Model Routing — Match Model to Task

How agents in this template should pick a model for the work in front of them. The wrong choice burns latency or shallows the answer; the right choice does neither.

The model ladder (Claude)

ModelIDSpeedStrengthUse for
Haiku 4.5claude-haiku-4-5-20251001FastestLightPure file-find, "where is X defined", trivial lookups (1 grep, no synthesis)
Sonnet 4.6claude-sonnet-4-6~2–3× faster than OpusBalanced"Tell me about X / how does Y work" — research and synthesis across multiple sources
Opus 4.7claude-opus-4-7SlowestDeepest reasoningCoding, editing, planning, debugging, design decisions

Other CLIs (Codex, Gemini) have analogous tiers — same principle applies even if model names differ.

When to use each

Decide by what the answer is, not by topic.

  • "Summarize what's already there" → search → Sonnet subagent (default), or Haiku subagent if it's a single grep.
  • "Produce a change" (write/edit code, design, debug) → work → main Opus thread.
  • Unsure? Default to Sonnet. The cost of mismatching down (Haiku for a depth question) is a thin answer the user has to re-ask. The cost of mismatching up (Opus for a lookup) is 30–60s of wasted latency.

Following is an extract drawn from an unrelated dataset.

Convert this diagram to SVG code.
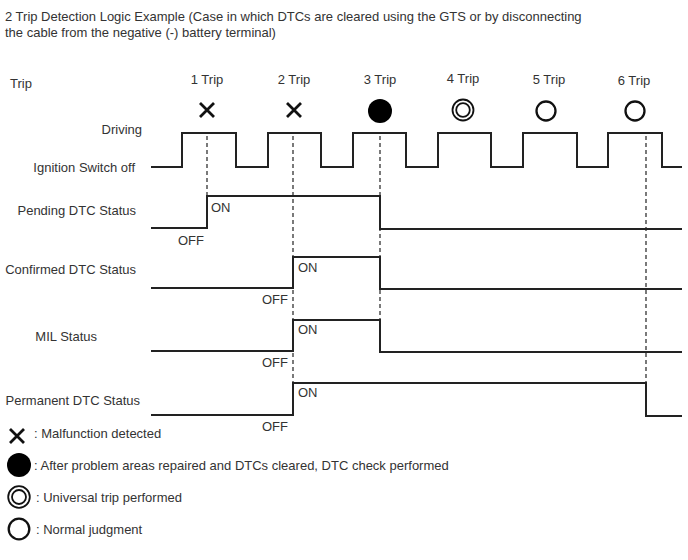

Why fan-out is the wrong default

Running searches inline on the main Opus thread costs:

  • ~10–20s per tool result while Opus generates the next "thinking" block
  • Multi-step search (3+ tool calls) → 30–60s of wall-clock for a sub-second lookup
  • All search results land in main context, polluting it for the actual work

Dispatching to a subagent (Agent tool with model: "sonnet") sidesteps both: the subagent runs searches at its own faster pace, summarizes, and returns one bounded result to the main thread.

The pattern

Lookup / research / "tell me about X"
→ Agent(subagent_type: "Explore", model: "sonnet", prompt: "<bounded research prompt>")
→ returns summary; main thread synthesizes for the user

Trivial file-find / "where is X defined"
→ Agent(subagent_type: "Explore", model: "haiku", prompt: "<single grep prompt>")
→ returns path/line; main thread cites it

Coding / editing / debugging / design
→ main Opus thread, no dispatch

When dispatching, bound the report: word limit, file:line citations required, no padding. A summary in the main context is the goal — not raw tool output.

Common mistakes

  • Opus for searches. Slow + no extra value. The model isn't smarter at "find this file"; it's just slower at writing the response.
  • Haiku for design questions. Fast but skips connections across files. Sonnet's synthesis is what makes "tell me about vehicles" usable.
  • Fanning out 3+ parallel searches inline. Parallel doesn't help main-thread speed — main thread blocks on the slowest one, then has to write a long summary at Opus speed.
  • Duplicating the subagent's work in the main thread. If you delegated search, trust the summary; don't re-run the searches.

Reading more

  • The agent-side rule lives in user memory: feedback_route_searches_to_sonnet.md (governs default behavior in every Claude Code session).
  • L1 rule reference is in CLAUDE.md / AGENTS.md / GEMINI.md.